The purpose of this paper is to explore the potential for the purchase of organic food products amongst urban Indian consumers.
The paper is based on a sample of 618 urban Indian consumers. The study questionnaire was developed to measure food-related lifestyle and attitudinal variables. The respondents were also questioned regarding their grocery purchase behaviour; awareness and purchase intentions regarding organic food. The data collected were analysed using SPSS 20.0 using factor, cluster and χ2 analysis to identify and profile the health-conscious segments and profile them based on their organic purchase intentions.

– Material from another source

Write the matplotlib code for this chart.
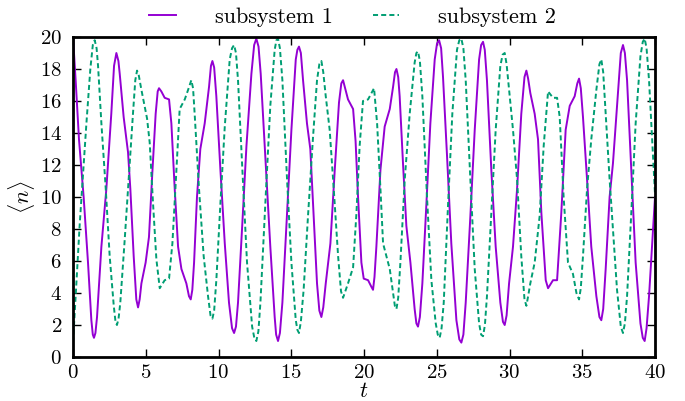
import matplotlib
matplotlib.use("Agg")
import matplotlib.pyplot as plt

# values
t1 = [0.0, 0.18, 0.41, 0.73, 1.03, 1.26, 1.36, 1.44, 1.54, 1.65,
      1.95, 2.29, 2.63, 2.82, 2.98, 3.12, 3.21, 3.48, 3.78, 3.94,
      4.17, 4.35, 4.47, 4.58, 4.70, 4.99, 5.22, 5.45, 5.68, 5.82,
      5.91, 6.07, 6.30, 6.60, 6.76, 6.99, 7.22, 7.45, 7.79, 7.97,
      8.09, 8.20, 8.32, 8.52, 8.75, 9.05, 9.35, 9.48, 9.58, 9.70,
      9.85, 10.13, 10.43, 10.72, 10.93, 11.07, 11.20, 11.34, 11.64, 11.92,
      12.26, 12.45, 12.60, 12.75, 12.90, 13.24, 13.56, 13.86, 13.96, 14.09,
      14.22, 14.39, 14.71, 15.01, 15.31, 15.42, 15.53, 15.66, 15.81, 16.08,
      16.31, 16.54, 16.77, 16.93, 17.07, 17.20, 17.37, 17.69, 17.99, 18.28,
      18.44, 18.56, 18.70, 18.90, 19.25, 19.42, 19.59, 19.82, 19.98, 20.28,
      20.50, 20.62, 20.72, 20.85, 21.13, 21.42, 21.77, 22.00, 22.13, 22.23,
      22.35, 22.45, 22.68, 22.91, 23.19, 23.48, 23.60, 23.71, 23.84, 24.01,
      24.29, 24.56, 24.86, 25.02, 25.16, 25.30, 25.43, 25.71, 26.00, 26.35,
      26.55, 26.69, 26.83, 26.99, 27.31, 27.61, 27.91, 28.05, 28.18, 28.30,
      28.45, 28.75, 29.05, 29.37, 29.55, 29.67, 29.80, 29.97, 30.24, 30.52,
      30.81, 31.03, 31.16, 31.28, 31.43, 31.73, 31.96, 32.19, 32.49, 32.65,
      32.99, 33.27, 33.56, 33.86, 34.14, 34.48, 34.66, 34.78, 34.90, 35.05,
      35.33, 35.62, 35.97, 36.18, 36.31, 36.44, 36.61, 36.88, 37.11, 37.39,
      37.65, 37.80, 37.93, 38.08, 38.37, 38.67, 39.00, 39.16, 39.29, 39.42,
      39.59, 39.91, 40.0]
n1 = [20.0, 17.3, 13.6, 10.0, 5.9, 2.3, 1.4, 1.2, 1.5, 2.5,
      6.9, 10.5, 15.2, 18.2, 19.0, 18.5, 17.7, 15.0, 12.8, 10.5,
      6.3, 3.6, 3.1, 3.6, 4.6, 5.9, 7.5, 11.5, 15.2, 16.6,
      16.8, 16.6, 16.2, 16.1, 14.6, 10.5, 6.9, 5.5, 4.6, 3.8,
      3.6, 4.2, 5.9, 10.0, 13.0, 14.6, 16.9, 18.2, 18.5, 18.1,
      16.3, 11.7, 7.1, 3.4, 1.8, 1.5, 1.9, 3.4, 8.4, 13.2,
      17.7, 19.5, 19.9, 19.4, 17.7, 12.1, 6.9, 2.5, 1.4, 1.0,
      1.5, 3.4, 9.0, 14.2, 18.6, 19.2, 19.4, 19.0, 17.3, 14.6,
      13.0, 8.8, 4.6, 2.9, 2.5, 3.1, 4.6, 7.1, 11.7, 15.9,
      17.1, 17.3, 16.8, 16.1, 15.5, 13.5, 10.0, 5.9, 4.9, 4.8,
      4.4, 4.2, 5.0, 6.9, 11.7, 14.4, 15.5, 16.9, 17.8, 18.0,
      17.5, 16.3, 12.1, 8.2, 5.9, 3.0, 2.1, 1.9, 2.5, 4.6,
      9.6, 14.6, 18.6, 19.6, 19.8, 19.3, 17.5, 12.5, 7.1, 2.3,
      1.1, 0.9, 1.4, 3.4, 8.8, 14.2, 18.6, 19.5, 19.7, 19.2,
      17.3, 11.7, 6.9, 3.4, 2.2, 2.0, 2.6, 4.6, 6.9, 10.5,
      15.2, 17.5, 17.9, 17.4, 16.5, 15.2, 13.6, 9.0, 4.8, 4.3,
      4.8, 4.8, 9.0, 14.2, 15.7, 16.3, 17.1, 17.4, 16.8, 15.0,
      11.1, 6.9, 3.8, 2.5, 2.3, 3.0, 5.5, 10.0, 12.1, 15.7,
      19.0, 19.5, 19.0, 17.3, 11.7, 5.9, 2.1, 1.2, 1.0, 1.8,
      3.8, 8.6, 10.0]

t2 = [0.0, 0.23, 0.46, 0.69, 0.92, 1.19, 1.36, 1.49, 1.62, 1.72,
      1.95, 2.25, 2.52, 2.80, 2.92, 3.02, 3.13, 3.25, 3.55, 3.85,
      4.12, 4.28, 4.40, 4.52, 4.70, 5.09, 5.27, 5.50, 5.73, 5.96,
      6.30, 6.60, 6.83, 7.06, 7.33, 7.68, 7.91, 8.13, 8.25, 8.36,
      8.66, 8.98, 9.28, 9.45, 9.58, 9.70, 9.85, 10.13, 10.43, 10.77,
      10.93, 11.07, 11.20, 11.34, 11.64, 11.96, 12.31, 12.46, 12.60, 12.74,
      12.88, 13.24, 13.56, 13.86, 13.98, 14.09, 14.22, 14.39, 14.71, 15.01,
      15.31, 15.42, 15.53, 15.66, 15.85, 16.15, 16.50, 16.77, 16.93, 17.07,
      17.20, 17.37, 17.64, 17.92, 18.22, 18.42, 18.56, 18.90, 19.25, 19.48,
      19.70, 19.93, 20.28, 20.51, 20.69, 20.90, 21.13, 21.31, 21.77, 22.00,
      22.12, 22.23, 22.35, 22.50, 22.80, 23.14, 23.48, 23.60, 23.71, 23.84,
      24.01, 24.33, 24.63, 24.93, 25.07, 25.20, 25.33, 25.48, 25.78, 26.07,
      26.39, 26.55, 26.69, 26.83, 26.99, 27.31, 27.61, 27.91, 28.05, 28.18,
      28.31, 28.45, 28.75, 29.05, 29.37, 29.53, 29.67, 29.80, 29.97, 30.24,
      30.52, 30.81, 31.03, 31.16, 31.28, 31.43, 31.73, 32.07, 32.35, 32.65,
      32.99, 33.27, 33.45, 33.72, 34.02, 34.36, 34.60, 34.78, 34.90, 35.05,
      35.33, 35.62, 35.97, 36.18, 36.31, 36.44, 36.61, 36.88, 37.11, 37.39,
      37.65, 37.80, 37.93, 38.08, 38.37, 38.67, 39.00, 39.16, 39.29, 39.42,
      39.59, 39.91, 40.0]
n2 = [0.9, 4.6, 8.3, 11.4, 14.6, 18.0, 19.5, 19.8, 19.3, 18.2,
      14.6, 10.5, 6.3, 3.2, 2.2, 2.0, 2.4, 3.4, 7.3, 11.5,
      15.2, 17.3, 17.9, 17.6, 16.7, 14.9, 13.4, 9.6, 6.1, 4.3,
      4.8, 4.9, 7.1, 10.9, 15.5, 16.1, 16.7, 17.3, 16.8, 15.2,
      10.5, 6.3, 3.8, 2.6, 2.4, 2.9, 4.8, 9.6, 14.4, 18.6,
      19.3, 19.5, 19.0, 17.3, 11.7, 5.9, 1.9, 1.2, 1.0, 1.6,
      3.4, 10.0, 15.7, 19.2, 19.8, 19.9, 19.3, 17.3, 11.1, 5.9,
      2.3, 1.7, 1.5, 2.2, 4.2, 8.8, 13.8, 17.3, 18.3, 18.5,
      17.8, 16.3, 14.2, 10.5, 6.3, 4.1, 3.7, 4.6, 5.6, 9.0,
      13.2, 16.0, 16.1, 16.5, 16.8, 14.6, 10.5, 7.1, 5.5, 4.0,
      3.2, 3.0, 3.7, 5.9, 11.1, 15.2, 18.4, 19.0, 19.1, 18.5,
      16.3, 10.0, 4.8, 2.1, 1.4, 1.2, 1.8, 3.4, 9.6, 15.2,
      19.2, 19.8, 19.9, 19.3, 17.3, 11.1, 5.5, 2.1, 1.4, 1.3,
      2.0, 3.8, 9.0, 14.2, 18.2, 18.9, 19.0, 18.3, 16.7, 14.2,
      11.1, 6.3, 3.6, 3.2, 3.8, 4.6, 5.9, 8.8, 13.2, 16.6,
      16.2, 16.2, 15.0, 10.0, 5.9, 5.2, 4.0, 3.6, 4.3, 6.3,
      10.5, 13.6, 16.7, 18.3, 18.6, 17.8, 15.2, 11.1, 8.0, 4.2,
      1.9, 1.5, 2.1, 3.8, 9.0, 14.6, 18.8, 19.7, 19.9, 19.3,
      17.3, 11.7, 10.2]

xticks = list(range(0, 41, 5))
yticks = list(range(0, 21, 2))

plt.rcParams['font.family'] = 'cmr10'
plt.rcParams['mathtext.fontset'] = 'cm'
plt.rcParams['axes.formatter.use_mathtext'] = True

fig = plt.figure(figsize=(6.85, 4.01), dpi=100)
ax = fig.add_axes([0.1066, 0.1097, 0.8496, 0.798])

ax.plot(t1, n1, color='#9400D3', lw=1.4, label='subsystem 1')
ax.plot(t2, n2, color='#009E73', lw=1.4, dashes=(2.6, 1.6), label='subsystem 2')

ax.set_xlim(0, 40)
ax.set_ylim(0, 20)
ax.set_xticks(xticks)
ax.set_yticks(yticks)
ax.tick_params(direction='in', top=True, right=True, length=6, width=1,
               labelsize=15)
ax.tick_params(axis='y', pad=8)
ax.tick_params(axis='x', pad=5)
for s in ax.spines.values():
    s.set_linewidth(2)

ax.set_xlabel('$t$', fontsize=16, labelpad=0)
ax.set_ylabel(r'$\langle n \rangle$', fontsize=16, labelpad=2)

fig.legend(loc='center', bbox_to_anchor=(0.515, 0.958), ncol=2, frameon=False,
           fontsize=16, handlelength=1.2, columnspacing=1.8, handletextpad=1.75)

fig.savefig('out.png', dpi=100)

In total, 33 lifestyle variables were reduced to five food-related attitudinal factors. Based on the five factors three potential clusters were identified. The urban Indian consumer was found to be environment, health and safety conscious. Sensitized and cautious segment of young, women living in nuclear families were more open to an organic alternative. The main barriers to successful adoption were premium pricing, doubtful certification and sporadic availability of organic food.
The urban Indian is ready to shift to a healthier option. However, the awareness, availability and price need to be managed more aggressively. A larger pan-India study to identify the high-potential belts and the domestic organic distribution and certification practices need to be assessed to formulate a focused marketing strategy.
Paucity of literature exists about the potential organic consumers. Such studies are extremely meaningful for an organic marketer to design effective communication and distribution strategies in order to accelerate the adoption and preference for an organic purchase.